10. RAGorbit Nodes for This Module

agent.react — Orchestrator node

Puertos de entrada:
  → Model   (requerido)   — el LLM que razona
  → Tool    (n)           — herramientas disponibles
  → Retriever (n)         — retrievers directos (sin tool.retriever)
  → Message               — mensaje del usuario

Puerto de salida:
  Message →               — respuesta final + arista loop para ciclo ReAct

Key configuration:

{
  "system":   "Prompt de sistema del agente",
  "maxSteps": 8,
  "streaming": true
}

tool.service — Tool to HTTP service

Puerto de salida: Tool →
{
  "name":        "ReservationService",
  "baseUrl":     "https://api.internal/reservations",
  "operation":   "getItinerary",
  "inputSchema": { "type": "object", "properties": { "pnr": {"type":"string"} } }
}

tool.retriever — RAG as tool

Puerto de entrada: → Retriever  (del store.*)
Puerto de salida:  Tool →
{
  "name":        "policy_rag",
  "description": "Consulta reglas de tarifa. Incluye fare_class en la query."
}

tool.function — Custom Python function

{
  "name":      "calcular_total",
  "signature": "(penalty: float, delta: float) -> float",
  "body":      "return penalty + delta"
}

11. Connection with Industry Templates

Template 01 · Airline

The most complete agent template in RAGorbit. Combines:

  • agent.react as central orchestrator.
  • 4 tool.service (reservation, inventory, pricing, payment).
  • 1 tool.retriever (PolicyRAG over fare rules).
  • 3 guardrails in chain on payment.
  • observability.audit with Kafka sink.

See examples/01-airline-flight-change/README.md and flow.json.
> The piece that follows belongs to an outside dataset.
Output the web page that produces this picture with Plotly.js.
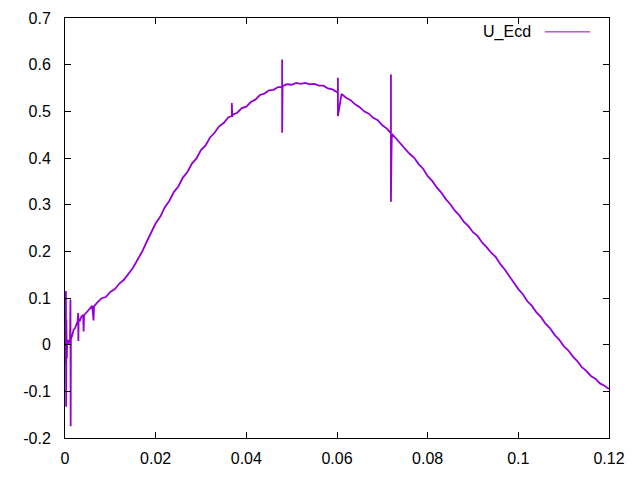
<!DOCTYPE html>
<html>
<head>
<meta charset="utf-8">
<script src="https://cdn.plot.ly/plotly-3.0.1.min.js"></script>
<style>html,body{margin:0;padding:0;background:#fff;}#chart{width:640px;height:480px;}</style>
</head>
<body>
<div id="chart"></div>
<script>
const seriesName = "U_Ecd";
const xValues = [
  0, 0.0001, 0.0002, 0.00025, 0.0003, 0.0004, 0.0005, 0.0007, 0.0009, 0.0011, 0.0012, 0.00125, 0.0013,
  0.0016, 0.0019, 0.0022, 0.0025, 0.0028, 0.0029, 0.00295, 0.003, 0.0033, 0.0036,
  0.004, 0.0041, 0.0042, 0.005, 0.006, 0.0063, 0.0064, 0.007, 0.008, 0.009,
  0.010, 0.011, 0.012, 0.013, 0.014, 0.015, 0.016, 0.017, 0.018, 0.019,
  0.020, 0.021, 0.022, 0.023, 0.024, 0.025, 0.026, 0.027, 0.028, 0.029,
  0.030, 0.031, 0.032, 0.033, 0.034, 0.035, 0.036, 0.0368, 0.0368, 0.0369, 0.037, 0.038, 0.039,
  0.040, 0.041, 0.042, 0.043, 0.044, 0.045, 0.046, 0.047, 0.0479, 0.0479, 0.0479, 0.048, 0.049,
  0.050, 0.051, 0.052, 0.053, 0.054, 0.055, 0.056, 0.057, 0.058, 0.059,
  0.060, 0.0602, 0.0602, 0.0602, 0.061, 0.062, 0.063, 0.064, 0.065, 0.066, 0.067, 0.068, 0.069,
  0.070, 0.071, 0.0719, 0.0719, 0.0719, 0.0720, 0.0720, 0.0721, 0.073, 0.074, 0.075, 0.076, 0.077, 0.078, 0.079,
  0.080, 0.081, 0.082, 0.083, 0.084, 0.085, 0.086, 0.087, 0.088, 0.089,
  0.090, 0.091, 0.092, 0.093, 0.094, 0.095, 0.096, 0.097, 0.098, 0.099,
  0.100, 0.101, 0.102, 0.103, 0.104, 0.105, 0.106, 0.107, 0.108, 0.109,
  0.110, 0.111, 0.112, 0.113, 0.114, 0.115, 0.116, 0.117, 0.118, 0.119, 0.120
];
const yValues = [
  0.0, -0.04, 0.115, -0.133, 0.054, -0.03, 0.01, 0.0, 0.01, 0.005, 0.097, -0.175, 0.012,
  0.02, 0.032, 0.035, 0.045, 0.05, 0.068, 0.008, 0.055, 0.052, 0.06,
  0.064, 0.028, 0.063, 0.071, 0.083, 0.052, 0.082, 0.089, 0.099, 0.102,
  0.113, 0.119, 0.131, 0.139, 0.153, 0.165, 0.182, 0.199, 0.220, 0.239,
  0.260, 0.274, 0.294, 0.308, 0.327, 0.339, 0.358, 0.370, 0.388, 0.399,
  0.417, 0.427, 0.444, 0.454, 0.468, 0.475, 0.487, 0.490, 0.518, 0.488, 0.493, 0.497, 0.507,
  0.510, 0.520, 0.525, 0.535, 0.538, 0.545, 0.546, 0.552, 0.552, 0.611, 0.454, 0.554, 0.558,
  0.557, 0.561, 0.559, 0.561, 0.558, 0.559, 0.555, 0.555, 0.549, 0.547,
  0.540, 0.540, 0.572, 0.490, 0.537, 0.529, 0.524, 0.515, 0.509, 0.500, 0.495, 0.486, 0.481,
  0.470, 0.463, 0.453, 0.579, 0.306, 0.490, 0.400, 0.452, 0.442, 0.431, 0.422, 0.409, 0.401, 0.387, 0.377,
  0.361, 0.351, 0.337, 0.326, 0.312, 0.301, 0.287, 0.277, 0.263, 0.254,
  0.241, 0.233, 0.219, 0.209, 0.197, 0.188, 0.173, 0.161, 0.147, 0.135,
  0.119, 0.108, 0.093, 0.083, 0.069, 0.059, 0.045, 0.035, 0.021, 0.011,
  -0.003, -0.012, -0.025, -0.035, -0.048, -0.056, -0.067, -0.073, -0.083, -0.088, -0.095
];
const xTickVals = [0, 0.02, 0.04, 0.06, 0.08, 0.1, 0.12];
const xTickText = ["0", "0.02", "0.04", "0.06", "0.08", "0.1", "0.12"];
const yTickVals = [-0.2, -0.1, 0, 0.1, 0.2, 0.3, 0.4, 0.5, 0.6, 0.7];
const yTickText = ["-0.2", "-0.1", "0", "0.1", "0.2", "0.3", "0.4", "0.5", "0.6", "0.7"];

const lineColor = "#9400D3";
const font = {family: "Liberation Sans, Arial, sans-serif", size: 16, color: "#000"};

const trace = {
  x: xValues, y: yValues, type: "scatter", mode: "lines", name: seriesName,
  line: {color: lineColor, width: 1.8}, showlegend: false
};

const axisBase = {
  showgrid: false, zeroline: false, showline: true, linecolor: "#000", linewidth: 1,
  mirror: "ticks", ticks: "inside", ticklen: 6, tickcolor: "#000", tickwidth: 1,
  tickfont: font, tickmode: "array"
};

const layout = {
  width: 640, height: 480,
  margin: {l: 65, r: 31, t: 18, b: 42, pad: 0},
  paper_bgcolor: "#fff", plot_bgcolor: "#fff",
  font: font,
  xaxis: Object.assign({}, axisBase, {range: [0, 0.12], tickvals: xTickVals, ticktext: xTickText, ticklabelstandoff: 6}),
  yaxis: Object.assign({}, axisBase, {range: [-0.2, 0.7], tickvals: yTickVals, ticktext: yTickText, ticklabelstandoff: 10}),
  annotations: [{
    xref: "paper", yref: "paper", x: 0.860, y: 0.967, xanchor: "right", yanchor: "middle",
    text: seriesName, showarrow: false, font: font
  }],
  shapes: [{
    type: "line", xref: "paper", yref: "paper", x0: 0.882, x1: 0.965, y0: 0.967, y1: 0.967,
    line: {color: lineColor, width: 1}
  }]
};

Plotly.newPlot("chart", [trace], layout, {staticPlot: true, displayModeBar: false});
</script>
</body>
</html>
Template 06 · Retail Post-Sale

Similar but simpler. The agent handles orders, returns, and recommendations.

  • guardrail.confirm for returns > $200.
  • guardrail.idempotency to avoid duplicate returns.

See examples/06-retail-postsale-bot/README.md.

Template 07 · Telecom Copilot

Example of Agentic RAG with multi-index routing:

  • Does not use agent.react in the traditional sense — it is a pipeline with tool.retriever at the center.
  • model.intent as gate: only activates RAG for actionable fragments.
  • Three tool.retriever for three distinct indexes (policy, procedure, faq).
  • observability.feedback to continuously improve the reranker.

See examples/07-telecom-callcenter-copilot/README.md.


12. Checkpoint — You know it if you can…

  • Explain when a ReAct agent is better than a fixed pipeline (and vice versa).
  • Draw the ReAct loop (reason → act → observe) for a concrete case.
  • Describe what information goes in message history vs. agent state.
  • Explain why Reflexion does not modify model weights.
  • Describe how tool.retriever turns a vector index into an agent tool.
  • Explain what @tool does (docstring → description, type hints → schema) and how to invoke with .invoke().
  • Build an agent with create_react_agent + MemorySaver + thread_id for two turns with memory.
  • Draw the agent ↔ tools graph of an explicit StateGraph and map it to your scratch while.
  • Distinguish when to use create_react_agent (fast) vs explicit StateGraph (control).
  • Read template 01's flow.json and identify all tool.* nodes and their guardrails.

If you cannot: review §3 (ReAct), §4 (memory), §8 (LangGraph), and lab/enunciado.md. Consult template 01 as a concrete example.